In Narnia, it would seem that there is some internal turmoil. The White Witch is claiming ownership over Narnia, while the true King, "Aslan", is away. The White Witch "seduces" the younger brother, who tells her where the other three children can be found. Apparently, there is some prophecy involving the return of Aslan and the appearance of four humans. For some reason, this prophecy's fulfillment will spell the end for the Witch. After a rather hairy journey, the three children meet with Aslan, while the fourth is being held captive by the Witch.

To make a 2.5 hour long story short, the children eventually are reunited, and join Aslan and his army to take on the Witch and her forces. A great battle ensues, but not before Aslan chooses to lay down his life in return for the safety of the traitor brother. The battle is looking grim for the good guys, until Aslan returns from the dead to save the day. All the children survive, and Witch dies, and everyone is happy.

*WHEW* Ok, now that you have some background, let's dissect this baby. First off, the settings and characters were incredible. Totally immersive. You really get a feel for the urgency of the prophecy. However, there is not much background given about said prophecy. No explanation as to where it came from, why it exists, and how the situation got so grim in the first place. This really annoyed me. There were several unanswered questions, and not the kind that are left unanswered on purpose in lieu of a sequel.

Another odd part for me was the sacrifice of Aslan. This whole section of the movie was an obvious retelling of Jesus' crucifixtion and resurrection. Not that it is a bad thing; I am a Christian, and could appreciate the symbolism. However, it was so blatant that it became a tad annoying. Allow me to explain. (The movie parts will be in regular font, and it's Biblical counterpart in italics.)

The Witch (Satan) demands the blood of the traitor brother, because "all traitors' blood is hers". All sinners' blood belongs to Satan, by law, until that person is redeemed.

Aslan (Jesus) slips away in the night, to meet the Witch and her army. Jesus, in the garden of Gethsemane, meeting the soldiers of his own will to lay down his life.
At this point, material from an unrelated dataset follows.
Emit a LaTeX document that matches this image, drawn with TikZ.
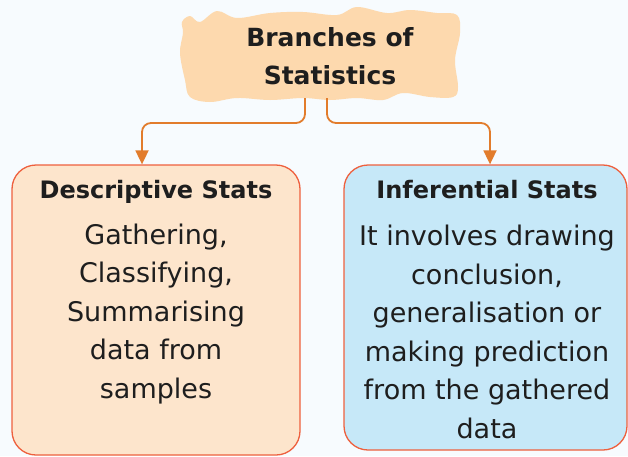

Aslan is bound, and his beard is shorn off. He is then tied to very ceremonial stone slab. Jesus was bound to the cross, but not before the Roman soldiers plucked out his beard.

The Witch then gives a speech about how the world will now be hers, since Aslan will be dead. Then she stabs him in the heart, and the evil forces celebrate. While not entirely Biblical, many people believe that Satan did not know what the consequences would be when he killed Jesus. Otherwise, why would he have participated? Satan must have thought that he would be gaining a great victory by killing the Son of God. Man, did that backfire or what?

After Aslan expires, the stone that he laid upon split in two. When Jesus died, the curtain that obscured the Holy of Holies split in two, signifying our ability to now approach the Father freely.

After the celebration, the two daughters come upon Aslan's corpse, and stay with it, mourning. The next morning, Aslan is gone. Mary and Martha, two women, were the ones who first found Jesus' empty tomb when they came to mourn Him.

Aslan reappears in time for the final battle, and he defeats the Witch. During the three days that Jesus was dead, the Bible says he went down to hell and defeated Satan. As a result, we can now be born again and free from Satan's power if we so choose.

Summary: This was a very good movie! The final battle was absolutely INCREDIBLE. Seeing humans fighting alongside cheetahs, rhinos, centaurs, minotaurs, lions, griffons, and one amazing Phoenix was awesome. Some of the parts of the movie annoyed me, but they were overlookable in the scope of the entire movie. Highly recommended.